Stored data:
================
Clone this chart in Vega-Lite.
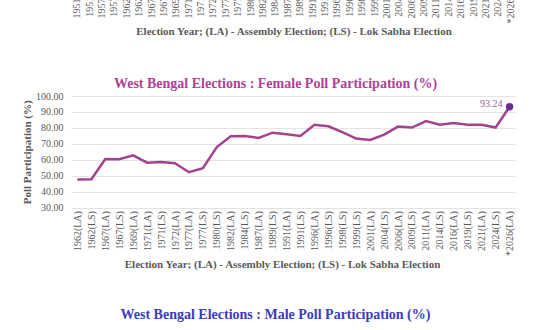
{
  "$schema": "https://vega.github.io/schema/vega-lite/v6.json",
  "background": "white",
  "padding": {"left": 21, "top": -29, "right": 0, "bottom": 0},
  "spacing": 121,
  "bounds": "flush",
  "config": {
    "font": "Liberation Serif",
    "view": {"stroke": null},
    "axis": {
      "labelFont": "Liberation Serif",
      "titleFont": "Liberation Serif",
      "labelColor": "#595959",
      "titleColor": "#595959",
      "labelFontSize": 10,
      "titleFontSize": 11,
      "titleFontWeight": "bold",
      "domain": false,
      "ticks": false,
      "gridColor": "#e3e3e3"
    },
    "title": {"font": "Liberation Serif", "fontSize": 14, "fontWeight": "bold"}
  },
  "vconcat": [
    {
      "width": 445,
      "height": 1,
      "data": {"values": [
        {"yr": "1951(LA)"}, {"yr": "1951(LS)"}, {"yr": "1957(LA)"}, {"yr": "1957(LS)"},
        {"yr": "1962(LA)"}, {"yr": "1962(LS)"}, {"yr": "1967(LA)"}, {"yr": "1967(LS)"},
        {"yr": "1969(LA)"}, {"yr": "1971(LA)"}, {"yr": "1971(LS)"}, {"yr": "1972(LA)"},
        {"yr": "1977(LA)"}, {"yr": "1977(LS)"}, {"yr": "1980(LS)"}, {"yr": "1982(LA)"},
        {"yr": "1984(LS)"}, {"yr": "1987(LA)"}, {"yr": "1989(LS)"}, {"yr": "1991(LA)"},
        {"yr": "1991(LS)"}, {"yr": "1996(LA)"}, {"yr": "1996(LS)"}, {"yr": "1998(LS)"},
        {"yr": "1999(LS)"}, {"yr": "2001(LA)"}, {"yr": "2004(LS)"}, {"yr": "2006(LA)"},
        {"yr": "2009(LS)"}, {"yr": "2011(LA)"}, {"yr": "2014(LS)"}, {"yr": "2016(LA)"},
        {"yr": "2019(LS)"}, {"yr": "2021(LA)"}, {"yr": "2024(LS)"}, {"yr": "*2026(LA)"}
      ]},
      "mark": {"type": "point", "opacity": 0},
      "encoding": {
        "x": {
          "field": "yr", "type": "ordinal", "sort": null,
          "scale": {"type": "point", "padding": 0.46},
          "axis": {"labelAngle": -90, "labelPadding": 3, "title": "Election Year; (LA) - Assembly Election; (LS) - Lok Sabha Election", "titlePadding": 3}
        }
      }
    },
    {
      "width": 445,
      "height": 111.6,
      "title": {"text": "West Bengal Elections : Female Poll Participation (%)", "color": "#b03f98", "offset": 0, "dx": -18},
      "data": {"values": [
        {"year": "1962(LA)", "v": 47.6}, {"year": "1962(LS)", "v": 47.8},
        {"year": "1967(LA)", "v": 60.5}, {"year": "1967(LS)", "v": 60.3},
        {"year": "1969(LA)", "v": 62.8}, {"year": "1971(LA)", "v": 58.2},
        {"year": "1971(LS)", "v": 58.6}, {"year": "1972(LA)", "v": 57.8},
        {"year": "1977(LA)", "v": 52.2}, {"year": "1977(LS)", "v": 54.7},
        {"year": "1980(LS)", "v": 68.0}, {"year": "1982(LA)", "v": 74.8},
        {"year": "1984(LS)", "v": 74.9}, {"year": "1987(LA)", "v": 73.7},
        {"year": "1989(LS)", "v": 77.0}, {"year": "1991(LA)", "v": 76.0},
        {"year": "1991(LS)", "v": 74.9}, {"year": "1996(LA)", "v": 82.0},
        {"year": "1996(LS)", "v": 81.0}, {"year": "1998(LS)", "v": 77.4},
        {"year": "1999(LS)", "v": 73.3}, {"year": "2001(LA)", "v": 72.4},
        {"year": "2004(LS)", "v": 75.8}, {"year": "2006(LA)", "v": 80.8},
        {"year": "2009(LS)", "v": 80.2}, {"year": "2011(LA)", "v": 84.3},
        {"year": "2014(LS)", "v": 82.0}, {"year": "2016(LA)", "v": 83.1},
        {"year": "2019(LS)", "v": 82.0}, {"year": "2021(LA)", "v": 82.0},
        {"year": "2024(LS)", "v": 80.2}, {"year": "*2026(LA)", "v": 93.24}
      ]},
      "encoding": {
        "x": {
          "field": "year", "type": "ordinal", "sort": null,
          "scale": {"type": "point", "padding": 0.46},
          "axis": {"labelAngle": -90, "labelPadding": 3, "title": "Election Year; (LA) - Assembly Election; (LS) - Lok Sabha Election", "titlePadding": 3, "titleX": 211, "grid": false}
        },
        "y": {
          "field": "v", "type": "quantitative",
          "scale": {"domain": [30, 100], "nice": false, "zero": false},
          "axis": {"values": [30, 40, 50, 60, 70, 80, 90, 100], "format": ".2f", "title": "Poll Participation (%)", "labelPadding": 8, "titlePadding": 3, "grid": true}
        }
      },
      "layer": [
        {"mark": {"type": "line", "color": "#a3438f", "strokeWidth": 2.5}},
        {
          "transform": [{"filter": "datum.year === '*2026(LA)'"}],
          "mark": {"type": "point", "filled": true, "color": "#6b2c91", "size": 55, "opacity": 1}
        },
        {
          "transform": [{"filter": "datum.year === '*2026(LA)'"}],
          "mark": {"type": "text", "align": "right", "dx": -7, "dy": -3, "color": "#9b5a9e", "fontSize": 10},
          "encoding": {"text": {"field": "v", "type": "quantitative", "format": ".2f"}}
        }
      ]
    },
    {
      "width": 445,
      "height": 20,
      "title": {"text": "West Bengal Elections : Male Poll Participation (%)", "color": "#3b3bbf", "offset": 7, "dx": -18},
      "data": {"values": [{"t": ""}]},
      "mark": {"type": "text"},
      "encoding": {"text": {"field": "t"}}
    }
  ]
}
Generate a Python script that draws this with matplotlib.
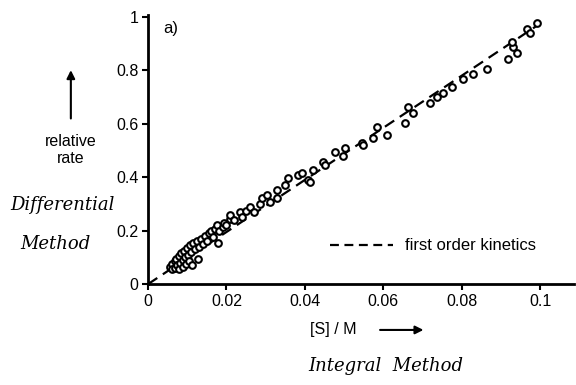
================
**Short task:** Extract the full listing above verbatim; pictures are to be left out of the copy.

**Output for this exercise:**
Clone this chart in Vega-Lite.
{
  "$schema": "https://vega.github.io/schema/vega-lite/v6.json",
  "background": "white",
  "padding": {"left": 21, "top": -29, "right": 0, "bottom": 0},
  "spacing": 121,
  "bounds": "flush",
  "config": {
    "font": "Liberation Serif",
    "view": {"stroke": null},
    "axis": {
      "labelFont": "Liberation Serif",
      "titleFont": "Liberation Serif",
      "labelColor": "#595959",
      "titleColor": "#595959",
      "labelFontSize": 10,
      "titleFontSize": 11,
      "titleFontWeight": "bold",
      "domain": false,
      "ticks": false,
      "gridColor": "#e3e3e3"
    },
    "title": {"font": "Liberation Serif", "fontSize": 14, "fontWeight": "bold"}
  },
  "vconcat": [
    {
      "width": 445,
      "height": 1,
      "data": {"values": [
        {"yr": "1951(LA)"}, {"yr": "1951(LS)"}, {"yr": "1957(LA)"}, {"yr": "1957(LS)"},
        {"yr": "1962(LA)"}, {"yr": "1962(LS)"}, {"yr": "1967(LA)"}, {"yr": "1967(LS)"},
        {"yr": "1969(LA)"}, {"yr": "1971(LA)"}, {"yr": "1971(LS)"}, {"yr": "1972(LA)"},
        {"yr": "1977(LA)"}, {"yr": "1977(LS)"}, {"yr": "1980(LS)"}, {"yr": "1982(LA)"},
        {"yr": "1984(LS)"}, {"yr": "1987(LA)"}, {"yr": "1989(LS)"}, {"yr": "1991(LA)"},
        {"yr": "1991(LS)"}, {"yr": "1996(LA)"}, {"yr": "1996(LS)"}, {"yr": "1998(LS)"},
        {"yr": "1999(LS)"}, {"yr": "2001(LA)"}, {"yr": "2004(LS)"}, {"yr": "2006(LA)"},
        {"yr": "2009(LS)"}, {"yr": "2011(LA)"}, {"yr": "2014(LS)"}, {"yr": "2016(LA)"},
        {"yr": "2019(LS)"}, {"yr": "2021(LA)"}, {"yr": "2024(LS)"}, {"yr": "*2026(LA)"}
      ]},
      "mark": {"type": "point", "opacity": 0},
      "encoding": {
        "x": {
          "field": "yr", "type": "ordinal", "sort": null,
          "scale": {"type": "point", "padding": 0.46},
          "axis": {"labelAngle": -90, "labelPadding": 3, "title": "Election Year; (LA) - Assembly Election; (LS) - Lok Sabha Election", "titlePadding": 3}
        }
      }
    },
    {
      "width": 445,
      "height": 111.6,
      "title": {"text": "West Bengal Elections : Female Poll Participation (%)", "color": "#b03f98", "offset": 0, "dx": -18},
      "data": {"values": [
        {"year": "1962(LA)", "v": 47.6}, {"year": "1962(LS)", "v": 47.8},
        {"year": "1967(LA)", "v": 60.5}, {"year": "1967(LS)", "v": 60.3},
        {"year": "1969(LA)", "v": 62.8}, {"year": "1971(LA)", "v": 58.2},
        {"year": "1971(LS)", "v": 58.6}, {"year": "1972(LA)", "v": 57.8},
        {"year": "1977(LA)", "v": 52.2}, {"year": "1977(LS)", "v": 54.7},
        {"year": "1980(LS)", "v": 68.0}, {"year": "1982(LA)", "v": 74.8},
        {"year": "1984(LS)", "v": 74.9}, {"year": "1987(LA)", "v": 73.7},
        {"year": "1989(LS)", "v": 77.0}, {"year": "1991(LA)", "v": 76.0},
        {"year": "1991(LS)", "v": 74.9}, {"year": "1996(LA)", "v": 82.0},
        {"year": "1996(LS)", "v": 81.0}, {"year": "1998(LS)", "v": 77.4},
        {"year": "1999(LS)", "v": 73.3}, {"year": "2001(LA)", "v": 72.4},
        {"year": "2004(LS)", "v": 75.8}, {"year": "2006(LA)", "v": 80.8},
        {"year": "2009(LS)", "v": 80.2}, {"year": "2011(LA)", "v": 84.3},
        {"year": "2014(LS)", "v": 82.0}, {"year": "2016(LA)", "v": 83.1},
        {"year": "2019(LS)", "v": 82.0}, {"year": "2021(LA)", "v": 82.0},
        {"year": "2024(LS)", "v": 80.2}, {"year": "*2026(LA)", "v": 93.24}
      ]},
      "encoding": {
        "x": {
          "field": "year", "type": "ordinal", "sort": null,
          "scale": {"type": "point", "padding": 0.46},
          "axis": {"labelAngle": -90, "labelPadding": 3, "title": "Election Year; (LA) - Assembly Election; (LS) - Lok Sabha Election", "titlePadding": 3, "titleX": 211, "grid": false}
        },
        "y": {
          "field": "v", "type": "quantitative",
          "scale": {"domain": [30, 100], "nice": false, "zero": false},
          "axis": {"values": [30, 40, 50, 60, 70, 80, 90, 100], "format": ".2f", "title": "Poll Participation (%)", "labelPadding": 8, "titlePadding": 3, "grid": true}
        }
      },
      "layer": [
        {"mark": {"type": "line", "color": "#a3438f", "strokeWidth": 2.5}},
        {
          "transform": [{"filter": "datum.year === '*2026(LA)'"}],
          "mark": {"type": "point", "filled": true, "color": "#6b2c91", "size": 55, "opacity": 1}
        },
        {
          "transform": [{"filter": "datum.year === '*2026(LA)'"}],
          "mark": {"type": "text", "align": "right", "dx": -7, "dy": -3, "color": "#9b5a9e", "fontSize": 10},
          "encoding": {"text": {"field": "v", "type": "quantitative", "format": ".2f"}}
        }
      ]
    },
    {
      "width": 445,
      "height": 20,
      "title": {"text": "West Bengal Elections : Male Poll Participation (%)", "color": "#3b3bbf", "offset": 7, "dx": -18},
      "data": {"values": [{"t": ""}]},
      "mark": {"type": "text"},
      "encoding": {"text": {"field": "t"}}
    }
  ]
}
Generate a Python script that draws this with matplotlib.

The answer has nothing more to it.